I really need people to take responsibility for the kind of energy they are bringing to me…i need to learn to do that…and hold them accountable for it. There are people who literally drain the life out of someone because they themselves are leaking of energy and are trying to feed off of you to replenish themselves…unintentionally of course most of the time…then there are people who just bring hope and love and laughter and light. You can tell this when you meet someone the very first time and you can name those in your life currently who do that…this is not for you to develop resentment towards them but to empower yourself to know what you can accept in your life and what you shouldn’t accept…with all due respect. I sure hope i can learn to also take responsibility for the kind of energy i give out to the world.I have consciously started to try to do that….i will consciously be better at it tomorrow and each day im given to live.

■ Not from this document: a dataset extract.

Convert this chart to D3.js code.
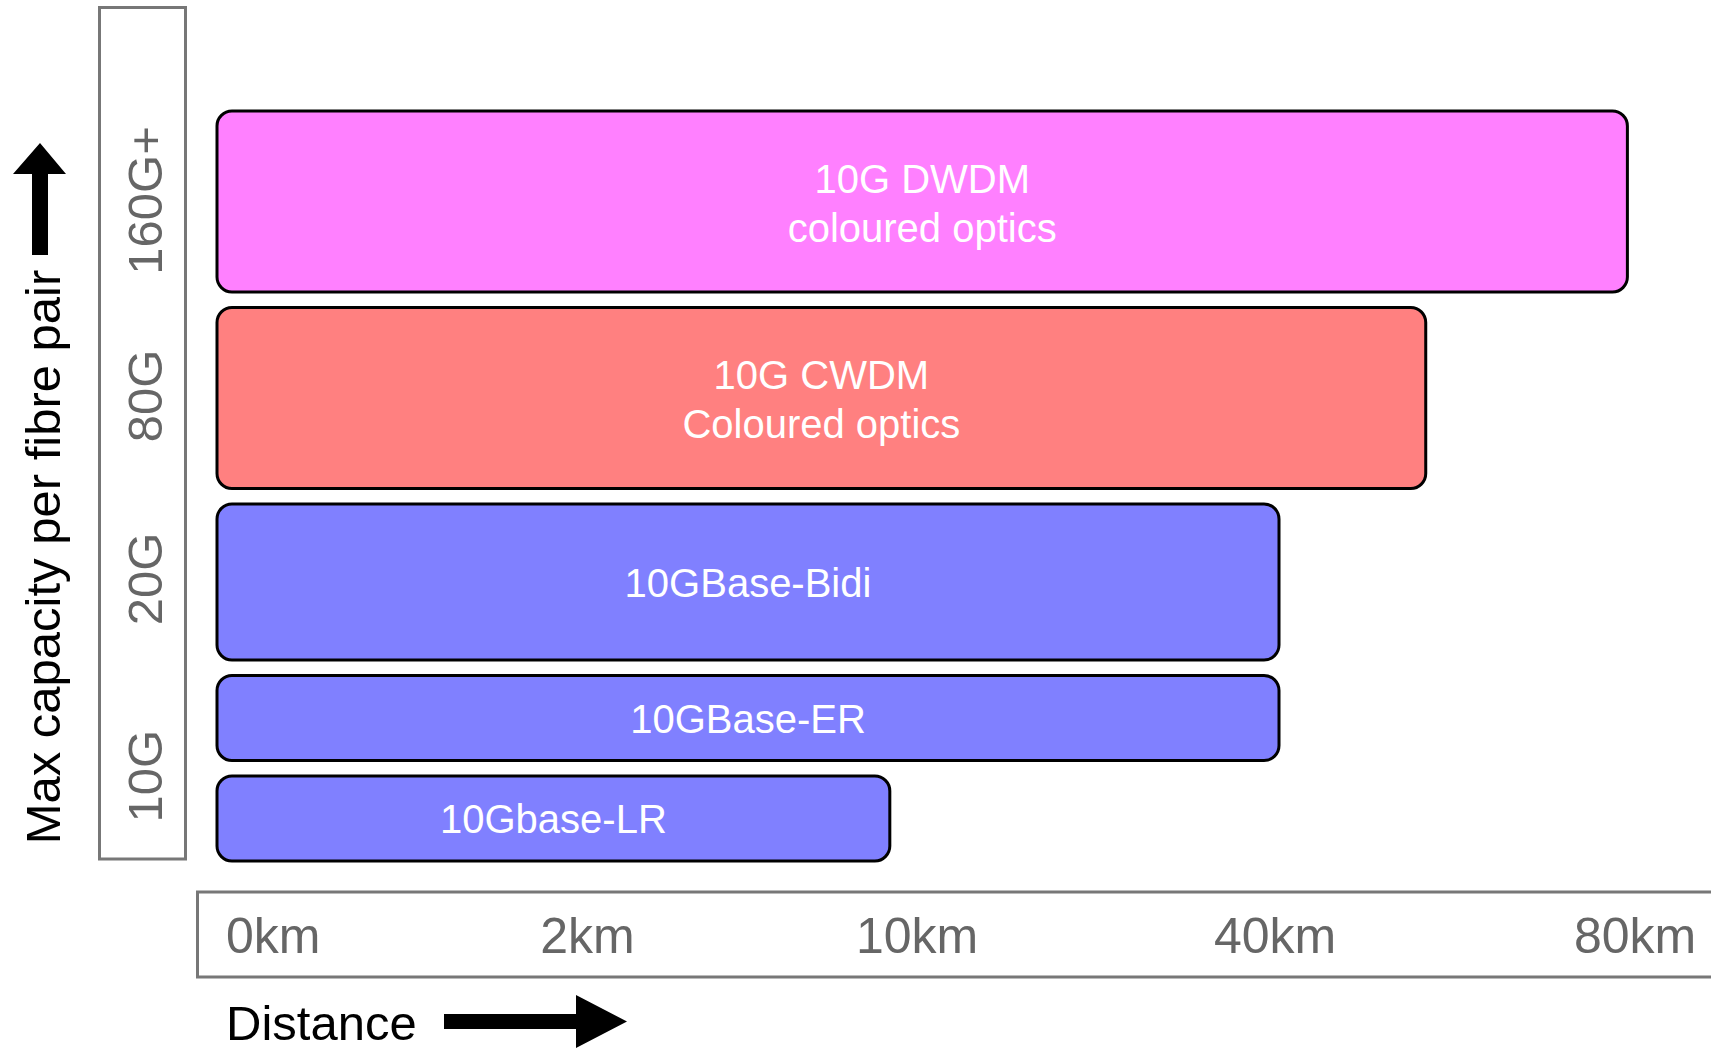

I haven’t ran in a while…i haven’t written too and i have been feeling tired and drained of late. When i feel that way i know im off track somehow somewhere…either im the bad energy or someone is dracularizing my energy lol… but tomorrow morning im running again. When i run now, i visualize light flowing through me and i visualize this light radiating around me as far as possible until it fills infinite space. Then everyone i pass when i run, i bless them. I intentionally send good energy and vibes to them and bless them and their day. Running has become a spiritual practice for me…just as writing has been for me…for me thats more real a prayer than most things i have tried in the name and face of prayer…forever grateful Mark T T Muzariri and don’t forget to bless a stranger today. I surely bless you…just because!!!!